To prepare the Kinetics dataset, please following below steps:

  • First, clone this repository and make sure that all the submodules are also cloned properly.
    !git clone https://github.com/activitynet/ActivityNet.git
    cd ActivityNet/Crawler/Kinetics
  • Second, download a dataset split by calling:
    mkdir "data_dir"
    python download.py "dataset_split".csv "data_dir"
    In here, we choose Kinetics 400 version.
    mkdir kinetics-400
    !python download.py "data/kinetics-400_train.csv" "kinetics-400"
    !python download.py "data/kinetics-400_val.csv" "kinetics-400"
    !python download.py "data/kinetics-400_test.csv" "kinetics-400"

Define Dataloader

In this step, we define the Kinetic dataloader which contains train and validate set and corresponding transforms.

import os
import pytorch_lightning
import pytorchvideo.data
import torch.utils.data
from pytorchvideo.transforms import (
ApplyTransformToKey,
Normalize,
RandomShortSideScale,
RemoveKey,
ShortSideScale,
UniformTemporalSubsample
)
from torchvision.transforms import (
Compose,
Lambda,
RandomCrop,
RandomHorizontalFlip
)
class KineticsDataModule(pytorch_lightning.LightningDataModule):
# Dataset configuration
# Insert the data path in here
_DATA_PATH = "ActivityNet/Crawler/Kinetics/kinectics-400"
_CLIP_DURATION = 2 # Duration of sampled clip for each video
_BATCH_SIZE = 8
_NUM_WORKERS = 8 # Number of parallel processes fetching data
def train_dataloader(self):
"""
Create the Kinetics train partition from the list of video labels
in {self._DATA_PATH}/train
"""
train_transform = Compose(
[
ApplyTransformToKey(
key="video",
transform=Compose(
[
UniformTemporalSubsample(8),
Lambda(lambda x: x / 255.0),
Normalize((0.45, 0.45, 0.45), (0.225, 0.225, 0.225)),
RandomShortSideScale(min_size=256, max_size=320),
RandomCrop(244),
RandomHorizontalFlip(p=0.5),
]
),
),
]
)
train_dataset = pytorchvideo.data.Kinetics(
data_path=os.path.join(self._DATA_PATH, "train"),
clip_sampler=pytorchvideo.data.make_clip_sampler("random", self._CLIP_DURATION),
transform=train_transform
)
return torch.utils.data.DataLoader(
train_dataset,
batch_size=self._BATCH_SIZE,
num_workers=self._NUM_WORKERS,
)
def val_dataloader(self):
"""
Create the Kinetics validation partition from the list of video labels
in {self._DATA_PATH}/val
"""
val_transform = Compose(
[
ApplyTransformToKey(
key="video",
transform=Compose(
[
UniformTemporalSubsample(8),
Lambda(lambda x: x / 255.0),
Normalize((0.45, 0.45, 0.45), (0.225, 0.225, 0.225)),
]
),
),
]
)
val_dataset = pytorchvideo.data.Kinetics(
data_path=os.path.join(self._DATA_PATH, "val"),
clip_sampler=pytorchvideo.data.make_clip_sampler("uniform", self._CLIP_DURATION),
transform=val_transform
)
return torch.utils.data.DataLoader(
val_dataset,
batch_size=self._BATCH_SIZE,
num_workers=self._NUM_WORKERS,
)

Model Implementation

Simple, repeatable factory functions may be used to create all PyTorchVideo models and layers. Because the args don't require hierarchical configs, we call this the "flat" model interface. Below is an example of how to create a default ResNet.

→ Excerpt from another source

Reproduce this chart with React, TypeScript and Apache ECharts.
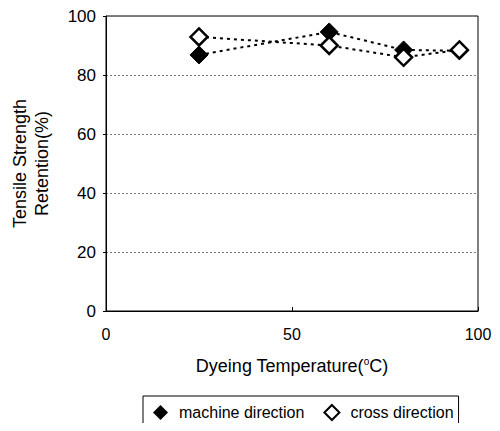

import pytorchvideo.models.resnet
def make_kinetics_resnet():
return pytorchvideo.models.resnet.create_resnet(
input_channel=3, # RGB input from Kinetics
model_depth=50, # For the tutorial let's just use a 50 layer network
model_num_class=400, # Kinetics has 400 classes so we need out final head to align
norm=nn.BatchNorm3d,
activation=nn.ReLU,
)

Next step, we define the train and validation code, and the optimizer.

import torch
import torch.nn as nn
import torch.nn.functional as F
class VideoClassificationLightningModule(pytorch_lightning.LightningModule):
def __init__(self):
super().__init__()
self.model = make_kinetics_resnet()
def forward(self, x):
return self.model(x)
def training_step(self, batch, batch_idx):
# The model expects a video tensor of shape (B, C, T, H, W), which is the
# format provided by the dataset
y_hat = self.model(batch["video"])
# Compute cross entropy loss, loss.backwards will be called behind the scenes
# by PyTorchLightning after being returned from this method.
loss = F.cross_entropy(y_hat, batch["label"])
# Log the train loss to Tensorboard
self.log("train_loss", loss.item())
return loss
def validation_step(self, batch, batch_idx):
y_hat = self.model(batch["video"])
loss = F.cross_entropy(y_hat, batch["label"])
self.log("val_loss", loss)
return loss
def configure_optimizers(self):
"""
Setup the Adam optimizer. Note, that this function also can return a lr scheduler, which is
usually useful for training video models.
"""
return torch.optim.Adam(self.parameters(), lr=1e-1)

Model Training

We put all everything in a train() function which incluces a model, a dataloader and a trainer.

def train():
classification_module = VideoClassificationLightningModule()
data_module = KineticsDataModule()
trainer = pytorch_lightning.Trainer(gpus=1)
trainer.fit(classification_module, data_module)

Finally,

train()

Hopefully with the video classification series, you can understand and have the most overview about this task so that you can develop with bolder ideas.